С каждым номером в журнале все чаще публиковались карикатуры, заметки, реплики, фельетоны, представлявшие собой обработанные письма. По многим сигналам читателей проводились специальные рейды. Столь энергичный сатирический запал рождал особую стремительность творческого процесса. Именно этот напряженный темп работы, ее волнующий ритм; явились целительным стимулятором, благотворно действующим на крокодилий организм.

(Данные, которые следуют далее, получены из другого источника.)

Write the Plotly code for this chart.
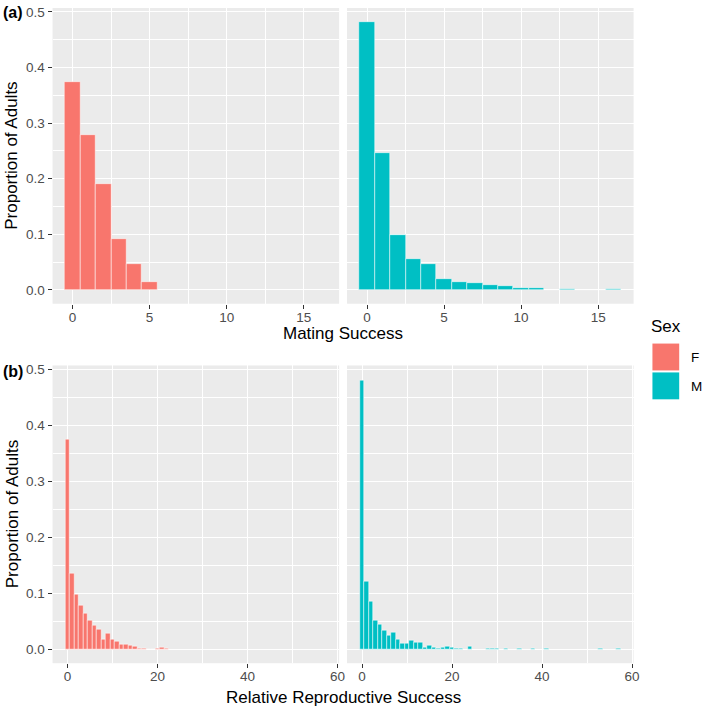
import plotly.graph_objects as go

# ---- data ----
sexes = ["F", "M"]
colors = {"F": "#F8766D", "M": "#00BFC4"}

ms_x_f = [0, 1, 2, 3, 4, 5]
ms_y_f = [0.373, 0.279, 0.191, 0.092, 0.047, 0.014]

ms_x_m = list(range(0, 17))
ms_y_m = [0.481, 0.246, 0.099, 0.056, 0.047, 0.0195, 0.014, 0.012, 0.009,
          0.0065, 0.003, 0.003, 0.0, 0.0015, 0.0, 0.0, 0.0015]

rs_x_f = list(range(0, 23))
rs_y_f = [0.374, 0.1345, 0.098, 0.0786, 0.064, 0.0506, 0.043, 0.0345, 0.0167,
          0.0286, 0.0179, 0.0143, 0.0077, 0.0083, 0.0071, 0.0048, 0.0018,
          0.0012, 0.0, 0.0, 0.0012, 0.003, 0.0018]

rs_x_m = [0, 1, 2, 3, 4, 5, 6, 7, 8, 9, 10, 11, 12, 13, 14, 15, 16, 17, 18,
          19, 20, 21, 22, 24, 28, 29, 30, 32, 35, 38, 41, 53, 57]
rs_y_m = [0.481, 0.121, 0.085, 0.0506, 0.0435, 0.034, 0.0244, 0.030, 0.0179,
          0.0095, 0.0107, 0.0149, 0.0125, 0.0113, 0.0024, 0.006, 0.0036,
          0.0018, 0.0024, 0.0042, 0.0024, 0.0018, 0.0012, 0.0054, 0.0012,
          0.0012, 0.0012, 0.0012, 0.0018, 0.0012, 0.0012, 0.0012, 0.0012]

y_ticks = [0.0, 0.1, 0.2, 0.3, 0.4, 0.5]
y_ticktext = ["0.0", "0.1", "0.2", "0.3", "0.4", "0.5"]
ms_ticks = [0, 5, 10, 15]
rs_ticks = [0, 20, 40, 60]

W, H = 709, 711

def xd(a, b):
    return [a / W, b / W]

def yd(top, bottom):
    return [1 - bottom / H, 1 - top / H]

fig = go.Figure()
bar_line = dict(color="rgba(255,255,255,0.85)", width=0.6)

panels = [
    (ms_x_f, ms_y_f, "F", "x", "y"),
    (ms_x_m, ms_y_m, "M", "x2", "y2"),
    (rs_x_f, rs_y_f, "F", "x3", "y3"),
    (rs_x_m, rs_y_m, "M", "x4", "y4"),
]
for xs, ys, s, xa, ya in panels:
    fig.add_trace(go.Bar(x=xs, y=ys, width=1, marker=dict(color=colors[s], line=bar_line),
                         xaxis=xa, yaxis=ya, showlegend=False, name=s))

font_family = "Liberation Sans, Arial, sans-serif"
tickfont = dict(family=font_family, size=13.5, color="#4D4D4D")

def xaxis(domain, rng, ticks, minor_dtick, anchor):
    return dict(domain=domain, range=rng, tickvals=ticks, ticktext=[str(t) for t in ticks],
                showgrid=True, gridcolor="white", gridwidth=1.1, zeroline=False,
                ticks="outside", ticklen=4, tickcolor="#333333", tickwidth=1,
                ticklabelstandoff=-3,
                tickfont=tickfont, anchor=anchor, showline=False,
                minor=dict(dtick=minor_dtick, tick0=0, showgrid=True, gridcolor="white",
                           gridwidth=0.55, ticks=""))

def yaxis(domain, anchor, labels):
    return dict(domain=domain, range=[-0.025, 0.507], tickvals=y_ticks,
                ticktext=y_ticktext, showticklabels=labels,
                showgrid=True, gridcolor="white", gridwidth=1.1, zeroline=False,
                ticks="outside" if labels else "", ticklen=4, tickcolor="#333333",
                tickwidth=1, tickfont=tickfont, anchor=anchor, showline=False,
                minor=dict(dtick=0.05, tick0=0, showgrid=True, gridcolor="white",
                           gridwidth=0.55, ticks=""))

ms_range = [-1.3, 17.3]
rs_range = [-3.35, 60.35]
top_y = yd(5, 302)
bot_y = yd(364, 663)
left_x = xd(53, 342)
right_x = xd(350, 639)

fig.update_layout(
    width=W, height=H,
    margin=dict(l=0, r=0, t=0, b=0),
    paper_bgcolor="white", plot_bgcolor="#EBEBEB",
    bargap=0,
    font=dict(family=font_family),
    xaxis=xaxis(left_x, ms_range, ms_ticks, 2.5, "y"),
    yaxis=yaxis(top_y, "x", True),
    xaxis2=xaxis(right_x, ms_range, ms_ticks, 2.5, "y2"),
    yaxis2=yaxis(top_y, "x2", False),
    xaxis3=xaxis(left_x, rs_range, rs_ticks, 10, "y3"),
    yaxis3=yaxis(bot_y, "x3", True),
    xaxis4=xaxis(right_x, rs_range, rs_ticks, 10, "y4"),
    yaxis4=yaxis(bot_y, "x4", False),
)

title_font = dict(family=font_family, size=17, color="black")
ann = []
ann.append(dict(text="Mating Success", x=(53 + 639) / 2 / W, y=1 - 332 / H, xref="paper",
                yref="paper", showarrow=False, font=title_font, xanchor="center", yanchor="middle"))
ann.append(dict(text="Relative Reproductive Success", x=(53 + 639) / 2 / W, y=1 - 697 / H,
                xref="paper", yref="paper", showarrow=False, font=title_font,
                xanchor="center", yanchor="middle"))
for yc in [153.5, 513.5]:
    ann.append(dict(text="Proportion of Adults", x=12 / W, y=1 - yc / H, xref="paper",
                    yref="paper", showarrow=False, font=title_font, textangle=-90,
                    xanchor="center", yanchor="middle"))
ann.append(dict(text="<b>(a)</b>", x=1 / W, y=1 - 10 / H, xref="paper", yref="paper",
                showarrow=False, font=dict(family=font_family, size=16, color="black"),
                xanchor="left", yanchor="middle"))
ann.append(dict(text="<b>(b)</b>", x=1 / W, y=1 - 370 / H, xref="paper", yref="paper",
                showarrow=False, font=dict(family=font_family, size=16, color="black"),
                xanchor="left", yanchor="middle"))
# legend
ann.append(dict(text="Sex", x=655 / W, y=1 - 325 / H, xref="paper", yref="paper",
                showarrow=False, font=title_font, xanchor="left", yanchor="middle"))
shapes = []
for i, s in enumerate(sexes):
    top = 342 + i * 29
    shapes.append(dict(type="rect", xref="paper", yref="paper",
                       x0=658 / W, x1=685 / W, y0=1 - (top + 27) / H, y1=1 - top / H,
                       fillcolor=colors[s], line=dict(width=0)))
    ann.append(dict(text=s, x=695 / W, y=1 - (top + 14) / H, xref="paper", yref="paper",
                    showarrow=False, font=dict(family=font_family, size=13.5, color="black"),
                    xanchor="left", yanchor="middle"))
fig.update_layout(annotations=ann, shapes=shapes)

fig.write_html(
    "out.html",
    config={"displayModeBar": False},
    post_script="document.body.style.margin='0';document.body.style.padding='0';"
                "document.body.style.overflow='hidden';"
                "document.documentElement.style.overflow='hidden';",
)
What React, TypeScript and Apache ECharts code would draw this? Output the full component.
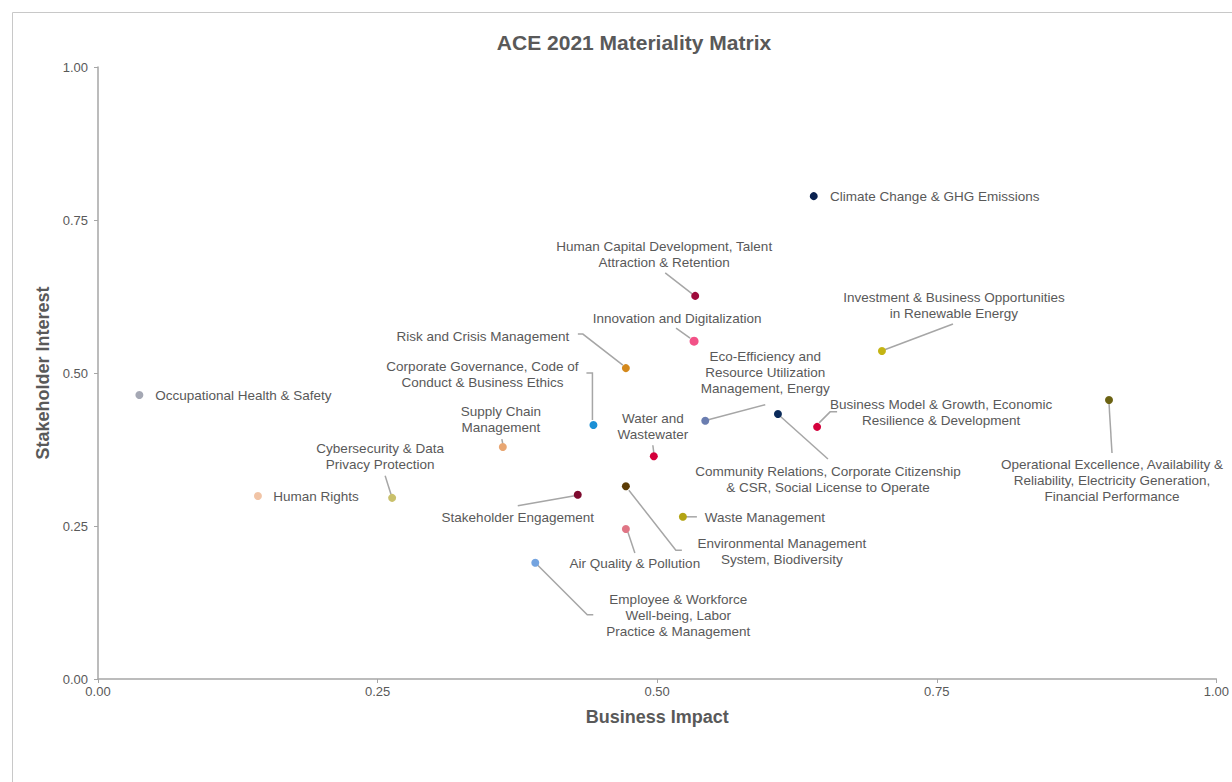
import React, { useEffect, useRef } from "react";
import * as echarts from "echarts";

// ---- Data ----
const TOPICS = [
  "Climate Change & GHG Emissions",
  "Human Capital Development, Talent\nAttraction & Retention",
  "Innovation and Digitalization",
  "Risk and Crisis Management",
  "Corporate Governance, Code of\nConduct & Business Ethics",
  "Occupational Health & Safety",
  "Supply Chain\nManagement",
  "Cybersecurity & Data\nPrivacy Protection",
  "Human Rights",
  "Stakeholder Engagement",
  "Water and\nWastewater",
  "Eco-Efficiency and\nResource Utilization\nManagement, Energy",
  "Community Relations, Corporate Citizenship\n& CSR, Social License to Operate",
  "Business Model & Growth, Economic\nResilience & Development",
  "Investment & Business Opportunities\nin Renewable Energy",
  "Operational Excellence, Availability &\nReliability, Electricity Generation,\nFinancial Performance",
  "Environmental Management\nSystem, Biodiversity",
  "Waste Management",
  "Air Quality & Pollution",
  "Employee & Workforce\nWell-being, Labor\nPractice & Management",
];

const BUSINESS_IMPACT = [
  0.64, 0.534, 0.533, 0.472, 0.443, 0.037, 0.362, 0.263, 0.143, 0.429,
  0.497, 0.543, 0.608, 0.643, 0.701, 0.904, 0.472, 0.523, 0.472, 0.391,
];

const STAKEHOLDER_INTEREST = [
  0.789, 0.626, 0.552, 0.508, 0.415, 0.464, 0.379, 0.296, 0.299, 0.301,
  0.364, 0.422, 0.433, 0.412, 0.536, 0.456, 0.315, 0.265, 0.245, 0.19,
];

const TICKS = ["0.00", "0.25", "0.50", "0.75", "1.00"];

// ---- Styles (colours, label layout) ----
const COLORS = [
  "#0a2150", "#9e0b3c", "#f25287", "#d4891c", "#1b90d6",
  "#a5a8b4", "#e8a672", "#c9c06b", "#f1c4a6", "#7d0a2e",
  "#d4003b", "#6a7db0", "#0a2a5a", "#d4003c", "#c4b413",
  "#6b6212", "#5c3c06", "#b3a414", "#e07585", "#74a4e0",
];

// label centre offset from its point, in pixels [dx, dy]
const LABEL_OFFSETS: [number, number][] = [
  [121, 0], [-31, -41], [-17, -23], [-143, -32], [-111, -51],
  [104, 0], [-2, -28], [-12, -41], [58, 0], [-60, 23],
  [-1, -30], [60, -48], [50, 65], [124, -14], [72, -45],
  [3, 81], [156, 65], [82, 1], [9, 34], [143, 53],
];

// leader line vertices, as pixel offsets from the point (null = no leader)
const LEADERS: ([number, number][] | null)[] = [
  null,
  [[-30, -23], [-3, -2]],
  [[-18, -13], [-4, -3]],
  [[-48, -34], [-43, -34], [-3, -3]],
  [[-7, -52], [-1, -52], [-1, -5]],
  null,
  [[-1, -8], [0, -3]],
  [[-7, -22], [-1, -3]],
  null,
  [[-60, 11], [-3, 1]],
  [[-1, -11], [0, -3]],
  [[60, -16], [3, -1]],
  [[2, 2], [50, 45]],
  [[2, -4], [13, -15], [20, -15]],
  [[2, -1], [71, -27]],
  [[0, 3], [3, 53]],
  [[3, 4], [50, 64], [56, 64]],
  [[2, 0], [14, 0]],
  [[2, 3], [9, 24]],
  [[1, 1], [52, 52], [58, 52]],
];

const TEXT = "#595959";
const FONT = "'Liberation Sans', Arial, sans-serif";

export default function App() {
  const ref = useRef<HTMLDivElement>(null);

  useEffect(() => {
    document.body.style.margin = "0";
    if (!ref.current) return;
    const chart = echarts.init(ref.current, null, { renderer: "svg" });

    const pointData = TOPICS.map((name, i) => ({
      name,
      value: [BUSINESS_IMPACT[i], STAKEHOLDER_INTEREST[i]],
      symbolSize: i === 2 ? 9 : 8,
      itemStyle: { color: COLORS[i], opacity: 1 },
    }));

    const leaderData = TOPICS.map((_, i) => [BUSINESS_IMPACT[i], STAKEHOLDER_INTEREST[i]]);

    const axisCommon = {
      type: "value",
      min: 0,
      max: 1,
      interval: 0.25,
      nameLocation: "middle",
      nameTextStyle: { fontSize: 18, fontWeight: "bold", color: TEXT, fontFamily: FONT },
      splitLine: { show: false },
      axisLine: { show: true, lineStyle: { color: "#a6a6a6", width: 1.5 } },
      axisTick: { show: true, length: 4, lineStyle: { color: "#a6a6a6" } },
    };

    chart.setOption({
      animation: false,
      textStyle: { fontFamily: FONT },
      title: {
        text: "ACE 2021 Materiality Matrix",
        left: 629,
        textAlign: "center",
        top: 27,
        textStyle: { fontSize: 21, fontWeight: "bold", color: TEXT, fontFamily: FONT },
      },
      graphic: [
        {
          type: "rect",
          silent: true,
          z: -10,
          shape: { x: 12.5, y: 12.5, width: 1400, height: 1000 },
          style: { fill: "none", stroke: "#c8c8c8", lineWidth: 1 },
        },
      ],
      grid: { left: 98, right: 15, top: 67, bottom: 103, containLabel: false },
      xAxis: {
        ...axisCommon,
        name: "Business Impact",
        nameGap: 29,
        axisLabel: {
          color: TEXT,
          fontSize: 13,
          margin: 6,
          formatter: (v: number) => TICKS[Math.round(v * 4)],
        },
      },
      yAxis: {
        ...axisCommon,
        name: "Stakeholder Interest",
        nameGap: 43,
        axisLabel: {
          color: TEXT,
          fontSize: 13,
          margin: 10,
          formatter: (v: number) => TICKS[Math.round(v * 4)],
        },
      },
      series: [
        {
          type: "custom",
          z: 1,
          silent: true,
          data: leaderData,
          renderItem: (params: any, api: any) => {
            const seg = LEADERS[params.dataIndex];
            if (!seg) return { type: "group", children: [] };
            const p = api.coord([api.value(0), api.value(1)]);
            return {
              type: "polyline",
              shape: { points: seg.map(([dx, dy]) => [p[0] + dx, p[1] + dy]) },
              style: { stroke: "#a6a6a6", lineWidth: 1.5, fill: "none" },
            };
          },
        },
        {
          type: "scatter",
          z: 2,
          data: pointData,
          label: {
            show: true,
            position: "inside",
            formatter: "{b}",
            color: TEXT,
            fontSize: 13.5,
            lineHeight: 16,
            align: "center",
            verticalAlign: "middle",
            fontFamily: FONT,
          },
          labelLayout: (params: any) => {
            const o = LABEL_OFFSETS[params.dataIndex];
            return { dx: o[0], dy: o[1] };
          },
          emphasis: { disabled: true },
        },
      ],
    });

    return () => chart.dispose();
  }, []);

  return <div ref={ref} style={{ width: 1232, height: 782 }} />;
}
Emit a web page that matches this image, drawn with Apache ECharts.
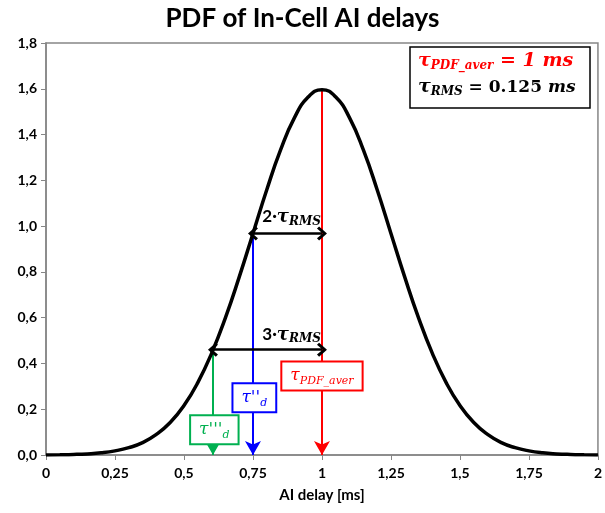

Еремеевская точка зрения на сатиру и ее роль в социалистическом строительстве пришлась совсем не по душе иным литераторам, которые презрительно называли «Крокодил» «всероссийской стенгазетой» и предпочитали печататься в легковесных юмористических журнальчиках, где можно было, по их мнению, «отвести душу». В числе сотрудников этих журналов были талантливые люди, не обременявшие себя, однако, думами о политической направленности сатирического оружия.
Годы шли, и жизнь показала, кто был прав. Единственным сатирическим журналом, который выдержал испытание временем, оказался «Крокодил».
В РАБОЧЕМ СТРОЮ
Одним из лучших наших редакторов был Михаил Захарьевич Мануильский. Знаток языка, энциклопедически образованный человек, решительный и принципиальный, ценивший все веселое и смешное, он был как бы создан для сатирического журнала.
Этого, однако, никак нельзя было сказать в момент знакомства с ним. На вас смотрел необычайно худой человек со страдальческим выражением лица и скорбным взглядом. Такой его вид объяснялся жестокой язвой желудка, бесконечно мучившей его. Но достаточно было Михаилу Захарьевичу услышать что-нибудь смешное, как он мгновенно преображался. Несмотря на болезнь, он был на редкость работоспособным редактором, хотя часто не сидел за своим столом, а лежал на широком кожаном диване, читая материал, ведя редакционные совещания и беседы с авторами.